MOODY AIR FORCE BASE, Ga. --
Natural disasters, terrorist attacks, wars in other countries. These are a few scenarios in which the Air Force could be called upon to send Airmen to intervene. To get these Airmen ready, their squadrons go through a mission readiness exercise, which uses complex and realistic scenarios to ensure the squadron is ready.
The 820th Base Defense Group is the Air Force's sole unit that uses MRX’s because it’s the only group that houses Global Readiness Force squadrons. These squadrons spend six-months on call and must be ready to deploy anywhere in the world in 72 hours or less.
The 820th BDG’s mission is to provide high-risk force protection and integrated base defense for expeditionary air forces. It typically ensures each of its squadrons are ready for GRF status and to carry out that mission with a MRX, but this most recent MRX was also used to test the 823d Base Defense Squadron’s ability to set up an airfield anywhere within a moment’s notice with a new concept called adaptive basing.

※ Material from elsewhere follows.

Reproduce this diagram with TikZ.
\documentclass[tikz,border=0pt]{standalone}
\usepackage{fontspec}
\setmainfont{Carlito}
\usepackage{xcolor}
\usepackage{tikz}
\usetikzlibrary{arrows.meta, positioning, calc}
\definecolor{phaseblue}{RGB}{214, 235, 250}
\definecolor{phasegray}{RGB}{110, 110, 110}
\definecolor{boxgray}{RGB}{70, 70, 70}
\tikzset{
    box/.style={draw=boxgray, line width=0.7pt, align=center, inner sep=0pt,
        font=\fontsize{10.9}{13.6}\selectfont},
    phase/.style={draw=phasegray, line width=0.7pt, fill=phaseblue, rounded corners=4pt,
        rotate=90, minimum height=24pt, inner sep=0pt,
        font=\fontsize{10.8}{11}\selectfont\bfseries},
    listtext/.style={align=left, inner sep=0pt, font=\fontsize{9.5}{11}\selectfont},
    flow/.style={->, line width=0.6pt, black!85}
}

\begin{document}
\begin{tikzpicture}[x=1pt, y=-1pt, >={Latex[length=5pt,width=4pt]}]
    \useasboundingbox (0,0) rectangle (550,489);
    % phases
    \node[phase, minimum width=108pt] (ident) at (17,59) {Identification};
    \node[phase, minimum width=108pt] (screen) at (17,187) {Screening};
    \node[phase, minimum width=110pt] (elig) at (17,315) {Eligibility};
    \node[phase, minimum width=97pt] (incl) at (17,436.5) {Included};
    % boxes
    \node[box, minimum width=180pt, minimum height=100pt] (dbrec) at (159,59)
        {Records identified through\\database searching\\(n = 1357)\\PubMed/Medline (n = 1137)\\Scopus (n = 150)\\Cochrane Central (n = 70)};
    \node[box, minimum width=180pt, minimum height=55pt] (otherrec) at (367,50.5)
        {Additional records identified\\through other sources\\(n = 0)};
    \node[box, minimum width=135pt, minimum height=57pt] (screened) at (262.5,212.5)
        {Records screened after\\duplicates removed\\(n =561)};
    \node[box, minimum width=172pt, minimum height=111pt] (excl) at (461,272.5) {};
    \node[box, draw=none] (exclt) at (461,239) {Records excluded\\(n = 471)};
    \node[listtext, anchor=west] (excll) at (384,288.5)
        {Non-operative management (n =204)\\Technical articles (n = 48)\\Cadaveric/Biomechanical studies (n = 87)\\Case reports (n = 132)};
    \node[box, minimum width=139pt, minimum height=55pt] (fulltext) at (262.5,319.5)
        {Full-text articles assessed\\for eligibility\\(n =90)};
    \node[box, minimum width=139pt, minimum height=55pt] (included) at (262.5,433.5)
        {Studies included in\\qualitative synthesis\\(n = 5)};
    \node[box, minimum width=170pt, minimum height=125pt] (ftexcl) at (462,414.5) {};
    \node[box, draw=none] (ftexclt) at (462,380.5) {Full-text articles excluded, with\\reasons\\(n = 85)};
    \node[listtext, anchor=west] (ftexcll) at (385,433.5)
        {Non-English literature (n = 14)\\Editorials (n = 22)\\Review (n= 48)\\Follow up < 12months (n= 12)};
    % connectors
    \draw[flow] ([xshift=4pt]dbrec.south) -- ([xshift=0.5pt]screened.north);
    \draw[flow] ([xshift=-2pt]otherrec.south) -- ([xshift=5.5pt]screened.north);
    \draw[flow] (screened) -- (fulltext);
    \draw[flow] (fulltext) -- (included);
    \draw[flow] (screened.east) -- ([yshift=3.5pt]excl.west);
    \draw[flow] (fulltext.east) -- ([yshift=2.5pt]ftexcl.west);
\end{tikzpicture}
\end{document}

“The intent behind adaptive basing is to disperse airpower in so many places that it makes it very difficult for our adversaries to attack our airplanes while they are on the ground,” said Col. Jeffery Valenzia, 93d Air Ground Operations Wing commander. “We need to train our Airman to be ready to critically analyze their environment in order to create a secure location so that our maintenance professionals can quickly service and reload our airplanes in preparation for their next mission.”
The participating Airmen were challenged to use this MRX to introduce this mission asset because many of their current tactics, techniques and procedures rely on fixed-based installations with well-established barriers and strong support. None of this would be available in a real-world adaptive basing scenario.

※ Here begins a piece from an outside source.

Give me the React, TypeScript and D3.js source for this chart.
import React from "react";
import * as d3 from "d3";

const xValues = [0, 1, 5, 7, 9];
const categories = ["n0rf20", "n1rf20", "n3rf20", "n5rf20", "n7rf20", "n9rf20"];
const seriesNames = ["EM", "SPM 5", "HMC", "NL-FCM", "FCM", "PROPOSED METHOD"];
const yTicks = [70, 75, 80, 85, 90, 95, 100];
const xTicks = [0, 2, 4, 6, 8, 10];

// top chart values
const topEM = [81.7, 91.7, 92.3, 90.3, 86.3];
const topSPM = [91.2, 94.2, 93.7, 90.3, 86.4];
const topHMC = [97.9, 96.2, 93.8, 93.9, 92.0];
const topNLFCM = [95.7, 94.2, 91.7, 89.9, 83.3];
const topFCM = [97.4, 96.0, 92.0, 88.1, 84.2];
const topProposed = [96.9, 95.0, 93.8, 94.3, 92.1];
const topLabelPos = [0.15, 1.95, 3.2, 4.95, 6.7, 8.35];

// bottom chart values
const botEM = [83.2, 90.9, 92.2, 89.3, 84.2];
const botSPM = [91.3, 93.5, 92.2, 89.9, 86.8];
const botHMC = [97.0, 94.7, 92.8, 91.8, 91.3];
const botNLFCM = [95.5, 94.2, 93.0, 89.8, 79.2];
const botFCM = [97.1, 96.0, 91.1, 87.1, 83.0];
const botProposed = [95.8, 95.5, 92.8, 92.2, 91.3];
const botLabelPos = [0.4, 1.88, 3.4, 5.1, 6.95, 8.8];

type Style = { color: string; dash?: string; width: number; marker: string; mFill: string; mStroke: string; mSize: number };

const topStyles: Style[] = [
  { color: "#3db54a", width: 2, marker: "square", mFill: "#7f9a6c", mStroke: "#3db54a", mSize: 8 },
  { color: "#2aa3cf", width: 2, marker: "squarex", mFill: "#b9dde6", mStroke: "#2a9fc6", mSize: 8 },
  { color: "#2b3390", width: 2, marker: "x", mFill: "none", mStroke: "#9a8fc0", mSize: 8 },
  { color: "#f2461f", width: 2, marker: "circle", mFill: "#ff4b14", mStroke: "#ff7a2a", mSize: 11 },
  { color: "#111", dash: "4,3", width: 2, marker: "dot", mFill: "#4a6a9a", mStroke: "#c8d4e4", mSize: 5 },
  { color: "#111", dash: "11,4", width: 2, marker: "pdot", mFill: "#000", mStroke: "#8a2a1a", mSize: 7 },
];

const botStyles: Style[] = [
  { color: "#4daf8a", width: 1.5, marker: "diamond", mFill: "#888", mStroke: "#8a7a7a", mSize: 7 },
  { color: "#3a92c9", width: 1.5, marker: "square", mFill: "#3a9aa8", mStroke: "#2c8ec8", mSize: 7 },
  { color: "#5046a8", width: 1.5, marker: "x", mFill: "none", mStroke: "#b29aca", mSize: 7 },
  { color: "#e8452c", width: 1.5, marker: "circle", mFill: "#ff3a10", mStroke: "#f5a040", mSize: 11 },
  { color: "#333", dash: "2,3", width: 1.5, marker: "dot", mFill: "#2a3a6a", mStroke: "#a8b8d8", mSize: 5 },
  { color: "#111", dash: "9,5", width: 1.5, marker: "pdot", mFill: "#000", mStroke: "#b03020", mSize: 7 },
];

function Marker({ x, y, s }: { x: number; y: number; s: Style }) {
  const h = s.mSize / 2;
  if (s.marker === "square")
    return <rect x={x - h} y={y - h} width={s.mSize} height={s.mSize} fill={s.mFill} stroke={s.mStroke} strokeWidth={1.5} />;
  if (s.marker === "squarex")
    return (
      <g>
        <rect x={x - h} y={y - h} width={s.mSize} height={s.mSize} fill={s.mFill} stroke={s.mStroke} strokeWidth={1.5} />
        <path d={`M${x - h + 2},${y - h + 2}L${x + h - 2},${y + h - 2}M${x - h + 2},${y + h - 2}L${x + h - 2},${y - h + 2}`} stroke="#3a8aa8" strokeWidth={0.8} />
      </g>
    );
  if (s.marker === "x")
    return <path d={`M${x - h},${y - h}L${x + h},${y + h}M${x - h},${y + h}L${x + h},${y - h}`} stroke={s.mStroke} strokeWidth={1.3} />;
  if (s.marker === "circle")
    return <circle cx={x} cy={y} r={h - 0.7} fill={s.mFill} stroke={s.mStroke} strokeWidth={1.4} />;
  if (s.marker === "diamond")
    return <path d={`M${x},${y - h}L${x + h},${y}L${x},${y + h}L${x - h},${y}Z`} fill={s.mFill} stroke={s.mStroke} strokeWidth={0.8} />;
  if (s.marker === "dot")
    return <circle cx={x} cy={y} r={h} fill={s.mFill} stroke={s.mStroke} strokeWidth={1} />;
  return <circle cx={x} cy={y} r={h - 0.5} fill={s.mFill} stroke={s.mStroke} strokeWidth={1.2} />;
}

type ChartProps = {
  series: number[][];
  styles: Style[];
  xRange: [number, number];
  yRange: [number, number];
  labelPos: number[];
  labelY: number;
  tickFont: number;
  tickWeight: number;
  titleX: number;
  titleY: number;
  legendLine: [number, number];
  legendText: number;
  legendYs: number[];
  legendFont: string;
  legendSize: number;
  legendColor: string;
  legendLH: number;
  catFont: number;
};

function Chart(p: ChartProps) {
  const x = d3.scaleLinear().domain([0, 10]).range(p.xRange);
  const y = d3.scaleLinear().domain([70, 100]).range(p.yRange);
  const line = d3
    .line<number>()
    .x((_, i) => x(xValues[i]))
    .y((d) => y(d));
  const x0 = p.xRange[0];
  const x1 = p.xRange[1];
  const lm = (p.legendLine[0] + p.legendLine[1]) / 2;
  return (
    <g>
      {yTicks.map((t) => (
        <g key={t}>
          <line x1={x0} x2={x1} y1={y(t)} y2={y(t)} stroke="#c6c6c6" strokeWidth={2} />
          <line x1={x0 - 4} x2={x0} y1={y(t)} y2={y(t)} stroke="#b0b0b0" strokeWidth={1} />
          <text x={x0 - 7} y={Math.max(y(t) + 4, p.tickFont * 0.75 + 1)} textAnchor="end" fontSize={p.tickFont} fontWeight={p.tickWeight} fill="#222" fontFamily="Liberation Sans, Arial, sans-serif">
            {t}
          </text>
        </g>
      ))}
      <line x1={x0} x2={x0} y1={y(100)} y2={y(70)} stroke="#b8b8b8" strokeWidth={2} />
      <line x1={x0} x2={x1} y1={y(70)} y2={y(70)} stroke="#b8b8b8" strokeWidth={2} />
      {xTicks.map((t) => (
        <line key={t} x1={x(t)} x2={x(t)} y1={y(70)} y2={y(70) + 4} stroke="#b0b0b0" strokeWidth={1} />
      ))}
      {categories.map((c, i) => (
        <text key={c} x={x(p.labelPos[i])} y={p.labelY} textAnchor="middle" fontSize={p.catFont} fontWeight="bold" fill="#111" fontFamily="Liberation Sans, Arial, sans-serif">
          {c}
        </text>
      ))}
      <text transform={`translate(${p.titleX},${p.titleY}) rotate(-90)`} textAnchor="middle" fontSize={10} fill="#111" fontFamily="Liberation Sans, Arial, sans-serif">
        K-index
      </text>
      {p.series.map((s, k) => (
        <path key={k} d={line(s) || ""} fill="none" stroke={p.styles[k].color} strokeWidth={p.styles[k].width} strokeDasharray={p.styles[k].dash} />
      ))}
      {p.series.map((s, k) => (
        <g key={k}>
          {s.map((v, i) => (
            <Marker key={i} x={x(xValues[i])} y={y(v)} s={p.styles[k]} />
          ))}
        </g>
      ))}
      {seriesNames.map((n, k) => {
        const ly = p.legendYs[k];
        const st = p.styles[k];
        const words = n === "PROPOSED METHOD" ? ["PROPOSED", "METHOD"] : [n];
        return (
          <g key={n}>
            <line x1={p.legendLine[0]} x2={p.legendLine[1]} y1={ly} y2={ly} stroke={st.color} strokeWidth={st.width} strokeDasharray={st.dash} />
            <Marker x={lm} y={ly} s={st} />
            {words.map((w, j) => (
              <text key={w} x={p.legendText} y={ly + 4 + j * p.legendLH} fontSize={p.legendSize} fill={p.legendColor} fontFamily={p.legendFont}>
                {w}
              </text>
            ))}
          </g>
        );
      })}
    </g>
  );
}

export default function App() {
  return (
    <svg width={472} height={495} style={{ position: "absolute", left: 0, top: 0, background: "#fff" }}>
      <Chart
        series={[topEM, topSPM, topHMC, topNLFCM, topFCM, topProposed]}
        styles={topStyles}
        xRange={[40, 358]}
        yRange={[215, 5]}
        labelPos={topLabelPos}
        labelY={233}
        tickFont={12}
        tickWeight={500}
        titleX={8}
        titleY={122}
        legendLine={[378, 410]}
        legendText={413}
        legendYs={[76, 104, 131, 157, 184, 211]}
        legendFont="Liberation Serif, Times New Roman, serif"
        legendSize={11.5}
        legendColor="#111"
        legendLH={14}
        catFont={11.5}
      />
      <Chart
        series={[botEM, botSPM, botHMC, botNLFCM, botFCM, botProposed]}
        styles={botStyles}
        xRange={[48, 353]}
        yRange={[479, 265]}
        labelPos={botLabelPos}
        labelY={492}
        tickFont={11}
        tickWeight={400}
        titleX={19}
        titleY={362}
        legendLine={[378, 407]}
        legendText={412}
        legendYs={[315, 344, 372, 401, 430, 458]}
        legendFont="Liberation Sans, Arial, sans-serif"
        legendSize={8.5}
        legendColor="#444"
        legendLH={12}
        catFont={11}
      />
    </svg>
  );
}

The 823d BDS was tested to foster good relations with the local community, keep their base camp secure and send qualified teams to other locations for adaptive basing missions. By training and working through this new concept, the 820th defenders are developing the tactics, technologies and leaders they need to ensure success in future adaptive basing missions.
“While in garrison, the 820th Airman's only job is to train and their training includes additional weapons qualifications, complex tactics and the incorporation of advanced technologies” added Valenzia. “The 820th Airman is expected to execute their mission across a broader spectrum of requirements that often times do not include the support and comfort of an established installation.

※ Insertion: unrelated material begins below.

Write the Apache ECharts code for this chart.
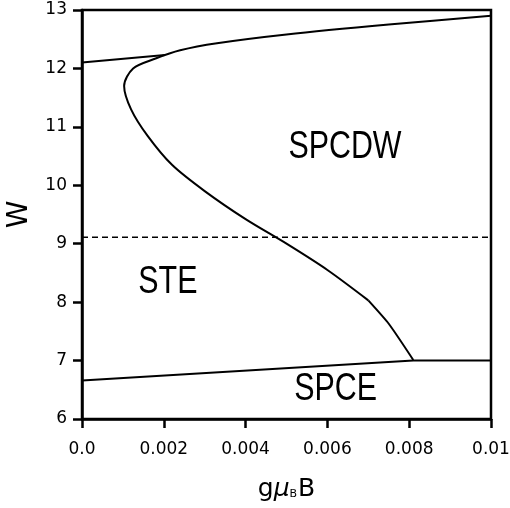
<!DOCTYPE html>
<html>
<head>
    <meta charset="utf-8">
    <title>Phase diagram</title>
    <script src="https://cdn.jsdelivr.net/npm/echarts@6/dist/echarts.min.js"></script>
</head>
<body style="margin:0;background:#fff">
<div id="main" style="width:510px;height:508px;"></div>

<script type="text/javascript">
    // boundary curves: [gμB·B, W]
    var leftLine = [[0, 12.10], [0.00203, 12.23]];
    // S-shaped boundary, upper smooth part and the steeper end below the kink
    var sCurveUpper = [
        [0.0100, 12.90], [0.0075, 12.75], [0.0050, 12.58], [0.0033, 12.43],
        [0.0024, 12.31], [0.0018, 12.17], [0.00125, 12.00], [0.00103, 11.70],
        [0.0012, 11.30], [0.0016, 10.85], [0.0022, 10.35], [0.0030, 9.90],
        [0.0040, 9.42], [0.0050, 9.00], [0.0060, 8.55], [0.0070, 8.03]
    ];
    var sCurveLower = [[0.0070, 8.03], [0.0075, 7.63], [0.0081, 7.01]];
    var bottomLine = [[0, 6.66], [0.0081, 7.0], [0.01, 7.0]];
    var dashLine = [[0, 9.11], [0.01, 9.11]];
    // region labels, placed at data coordinates
    var regionNames = ['SPCDW', 'STE', 'SPCE'];
    var regionPos = [[0.00643, 10.64], [0.0021, 8.33], [0.0062, 6.51]];
    var xTicks = [0, 0.002, 0.004, 0.006, 0.008, 0.01];
    var xTickText = ['0.0', '0.002', '0.004', '0.006', '0.008', '0.01'];

    var tickFont = 'DejaVu Sans, sans-serif';
    var line = {width: 2, color: '#000'};

    var option = {
        animation: false,
        backgroundColor: '#fff',
        grid: {
            left: 82, right: 19, top: 10, bottom: 89,
            containLabel: false, outerBoundsMode: 'none',
            show: true, borderColor: '#000', borderWidth: 2.5
        },
        xAxis: {
            type: 'value',
            min: 0, max: 0.01, interval: 0.002,
            name: '{a|g}{m|μ}{s|B}{a|B}',
            nameLocation: 'middle',
            nameGap: 58,
            nameTextStyle: {
                color: '#000',
                rich: {
                    a: {fontSize: 25, fontFamily: tickFont, color: '#000'},
                    m: {fontSize: 25, fontFamily: tickFont, fontStyle: 'italic', color: '#000'},
                    s: {fontSize: 11, fontFamily: tickFont, color: '#000', padding: [10, 1, 0, 0]}
                }
            },
            axisLine: {lineStyle: {color: '#000', width: 2.5}},
            axisTick: {length: 9, lineStyle: {color: '#000', width: 2.5}},
            splitLine: {show: false},
            axisLabel: {
                color: '#000', fontSize: 17, fontFamily: tickFont, margin: 22,
                formatter: function (v) {
                    var i = xTicks.findIndex(function (t) { return Math.abs(t - v) < 1e-9; });
                    return i >= 0 ? xTickText[i] : '';
                }
            }
        },
        yAxis: {
            type: 'value',
            min: 6, max: 13, interval: 1,
            name: 'W',
            nameLocation: 'middle',
            nameGap: 48,
            nameTextStyle: {color: '#000', fontSize: 28, fontFamily: tickFont},
            axisLine: {lineStyle: {color: '#000', width: 2.5}},
            axisTick: {length: 9, lineStyle: {color: '#000', width: 2.5}},
            splitLine: {show: false},
            axisLabel: {color: '#000', fontSize: 17, fontFamily: tickFont, margin: 15}
        },
        series: [
            {type: 'line', data: leftLine, showSymbol: false, lineStyle: line},
            {type: 'line', data: sCurveUpper, showSymbol: false, smooth: 0.3, lineStyle: line},
            {type: 'line', data: sCurveLower, showSymbol: false, smooth: 0.2, lineStyle: line},
            {type: 'line', data: bottomLine, showSymbol: false, lineStyle: line},
            {type: 'line', data: dashLine, showSymbol: false,
                lineStyle: {width: 1.5, color: '#000', type: [6, 4]}}
        ]
    };

    var myChart = echarts.init(document.getElementById('main'));
    myChart.setOption(option);

    // region names as narrow text at their data positions
    var texts = regionNames.map(function (name, i) {
        var p = myChart.convertToPixel({gridIndex: 0}, regionPos[i]);
        return {
            type: 'text', x: p[0], y: p[1], scaleX: 0.8,
            style: {
                text: name, fill: '#000', fontSize: 38,
                fontFamily: 'Liberation Sans, Arial, sans-serif',
                align: 'center', verticalAlign: 'middle'
            }
        };
    });
    myChart.setOption({graphic: texts});
</script>
</body>
</html>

“Today, our combatant commanders demand the ability to position airpower in close proximity to our adversaries in order to improve loiter time and the air component's ability to respond to a crisis,” Valenzia added. “The BDG is the only unit exclusively focused on being ready to secure any airfield, in any location, at any time in order to meet this need.”
This means reducing their personnel size so they’re more mobile once inserted into hostile territories, which gives the 820th BDG the ability to scale their force size to meet a nearly limitless number of possible missions and the result is a capability to meet every combatant commander's need.
“The BDG’s mission is to provide integrated base defense,” said Tech. Sgt. Bradley Boltz, 820th BDG, communications standardization and evaluation NCO. “The last few MRX’s have been Central Command specific, and we’re trying to move into different combatant commands. This means we’ll face different threats and adversaries, but our mission is still the same.
“We’re integrating Airmen from 26 different air force specialty codes in any single base defense squadron to accomplish the mission,” Boltz added. “Other security forces squadrons have two weeks to train together before they go downrange. We’re constantly training together with all Airmen in the squadron involved.”
All these career fields and Airmen come together so the squadron doesn’t have to rely on outside help to accomplish the mission, but this cannot happen if they don’t support one another.
“Being the lone CE guy it’s nice to know you can rely on other AFSC’s that will come together just to make everything work,” said Tech. Sgt. Justin Baskerville, 823d BDS civil engineer. “A lot of us are one-deep so we have to rely on others that don’t necessarily have the same experience and background, but we work together as a team to get the job done. Our uniqueness comes from us being a self-sustaining squadron.”
Without their ability to be a self-sustaining squadron, the 823d BDS would be unable to assemble teams of Airmen to accomplish adaptive basing missions for a variety of combatant commanders.
“The result is a defense force that is infinitely adaptable to its mission and its environment to be everywhere and nowhere at the same time,” said Valenzia.